Our resource allocation model aims to defeat the common problem of over-loaded ratios and noisy neighbors immediately upon activation by being far more conservative with over-subscription of compute and memory. Our model expects every client is a 1:1 vCPU:pCPU ratio allocated device, and memory is not to be overcommitted, thereby never over-subscribing resources to clients beyond the limits of the physical hardware.

KYNGINs Project Mercury is designed to be a managed service from the start. No need to bolt-on extra (costly components) for DHCP, Firewall, Point-in-Time snapshots, and VPN tunnels. Otherwise simple (or complex, but necessary) things should be included as standard, without hidden up-charges customers realize were necessary only after adoption to a new cloud provider. All of this is included in the standard pricing model, of which, just like the Storage Facility, is priced to always include a PiT storage allocation designed for Point in Time snapshots which is (currently) equal in size as the active storage allocation. Effectively, if you pay for 400GB of storage on a VM, you are provided an additional 400GB of snapshot allocation, included in the storage allocation pricing. Just like the Storage Facility, PiT services are active and operational by default with zero configuration necessary. For high availability, options for off-node backup are performed using the same included PiT nightly snapshots of hard-disks and resource configurations, which allow for an easy and fast point in time recovery should a catastrophic event (such as a meteor strike, or multi-SSD simultaneous failure) happen.

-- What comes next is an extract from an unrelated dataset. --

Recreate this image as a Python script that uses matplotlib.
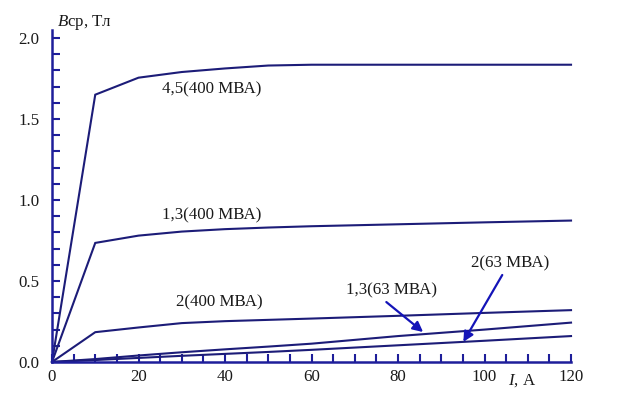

Annual commitments frustrate us, but they have become necessary to get fair pricing from cloud providers. These annual commitments endorse vendor lock-in to resources and make the client less dynamic to fluctuating events in their product portfolio. As with all KYNGIN products, Mercury includes simple monthly invoices and no contracts. We will be beating those one year terms, and still allowing you to pay monthly because we believe that your success is our success.

MERCURY NODES

We currently have a single design spec for Mercury Nodes which targets recent generation AMD EPYC and Intel Scalable with 3.0GHZ frequency per core, and enough memory to provide 4GB per CPU core. All disks are enterprise NVME SSD's with 1m+ read IOPS, and 300K+ write IOPS. Promised IOPS per VM is determined by allocated storage size. Options are available to mount SMB / SSHFS / NFS (testing) file stores from the KYNGIN storage facility for more cost effective allocation of long-term/backup storage. Initially, to keep this project simple, all nodes are allocated as increments of 1+ CPU core, 4GB+ Memory, and 40GB+ NVME SSD. We will have recommendations, dependent on installed operating system soon.